In my experimenting with Colab I’ve also felt the dual core CPUs they offer choke hard on any vaguely decent data set. That being said, I’m not super certain that’s the case here. I’d propose to narrow down where your issue is to be more certain:

  • Can you time how long it takes to grab one batch, and maybe 5 batches?
  • Can you time how long it takes to punch a batch through the model? (just doing out = learn.model(batch) I guess)
  • I’ve only skimmed over your code, but is there perhaps some pre-processing you can do that needs to happen every time? With images for example you can just resize them to a particular size up front so that you don’t have to do it on the fly during transform().
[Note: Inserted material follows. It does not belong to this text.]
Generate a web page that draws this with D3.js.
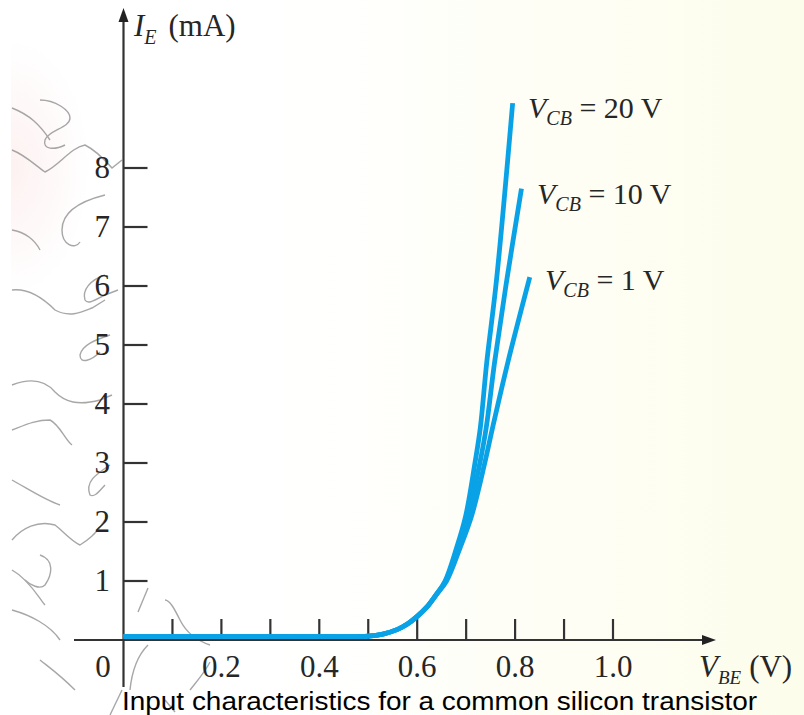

Not familiar with text, can you do something similar there?
  • When I was experimenting with images, the first epoch would take 8x longer or so because Colab copies the dataset from Google Drive to the GPU VM’s local environment. Could this disk I/O be a factor? I’d doubt it with 20k sentences but worth thinking about. A good way to test this is to just train for multiple epochs. If you see a large speedup between epoch 1 and 2, you know that it’s about disk I/O

Yeah I highly doubt it’s disk io. Probably is the preprocessing. it’s taken me the better part of a day to train this to 80~ epochs, so it’s like incredibly slow for some reason.